Doctor of Business Administration (DBA)

Department

Management

First Advisor

Dr. J. Kirk Ring

Abstract

Prosocial entrepreneurship refers to simultaneously creating profitability and positive impact for others through entrepreneurial venturing. There are many uncertainties regarding how these firms approach financing and resource acquisition. This dissertation addresses mechanisms of financial resource acquisition through three different stages of prosocial venture formation: nascent, early, and growth stage. It is important to understand how these ventures raise capital and what challenges they face in doing so. In commercial capital markets, the key motivation is company profitability and earning an attractive return on investment.
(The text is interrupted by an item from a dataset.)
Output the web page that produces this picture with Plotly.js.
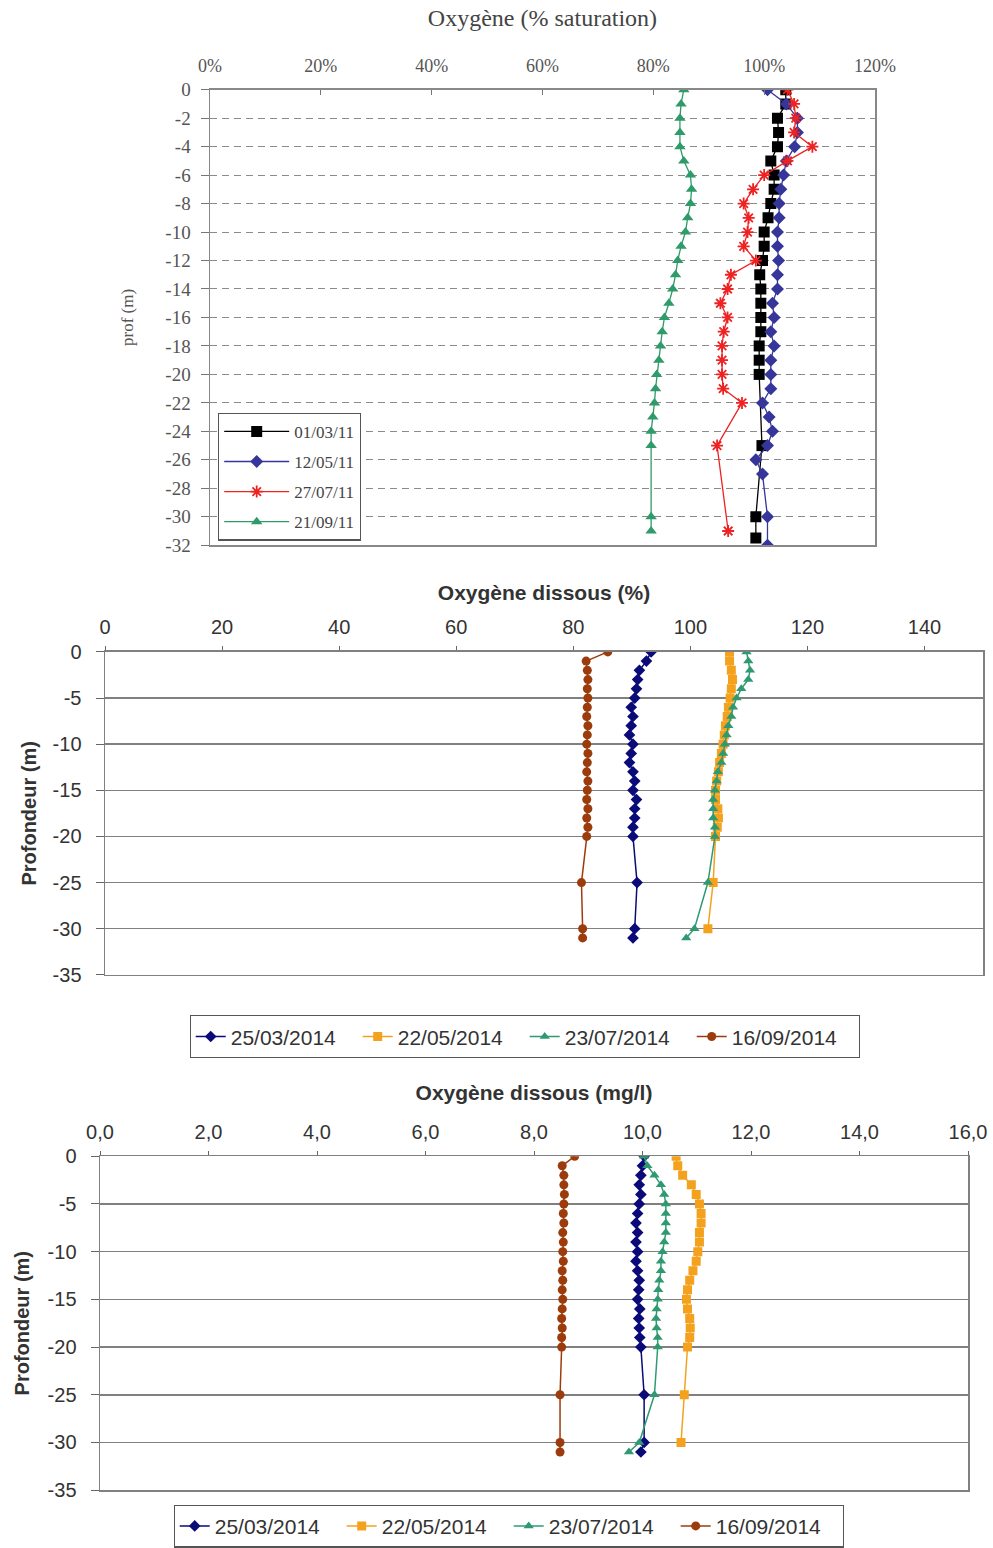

Fewer financial institutions are willing to enter into financial obligations with prosocial entrepreneurial ventures because prosocial ventures often require long-term investment, which increases the opportunity cost of investors. Secondly, prosocial ventures possess added complexity due to their dual objective, which complicates the assessment of their performance and increases investment risk. Nascent firms often acquire a particular type of resource through accelerator programs that substantially aid and accelerate new venture development. A new accelerator called the social impact accelerator (SIA) selects startups that can generate financial returns and social impact. Little is known about how SIAs make admission decisions.

While the entrepreneurship literature has examined prosocial microlending through crowdfunding, little is known about equity crowdfunding for prosocial ventures. Essay 1 addresses this uncertainty by examining signal qualities of prosocial ventures that influence selection into SIAs. Next, early-stage ventures use crowdfunding to attract a diverse set of investors, some following traditional value-optimizing thinking by investing strategically on signals of quality, while others might be more ethically driven and follow altruistic motives.

Lastly, the scope of prosocial venturing encompasses corporate social responsibility (CSR), especially when CSR is seen as going beyond statutory compliance by aligning core business activities with corporate activity. Although CSR fits within the dialogue of prosocial venturing, its examination has been limited to large established firms while remaining underexplored in young entrepreneurial firms. Essay 2 addresses this gap by examining how early-stage prosocial entrepreneurs create favorable impressions to signal venture attractiveness through a linguistic representation of their prosocial objectives and investment potential. Understanding how prosocial ventures in the growth stage raise capital during an initial public offering (IPO) may offer insights into how traditional capital markets react to firms that pursue both social and economic aims.

Essay 3 addresses this gap by examining CSR within young entrepreneurial ventures and their ability to raise financial resources through initial public offerings (IPO).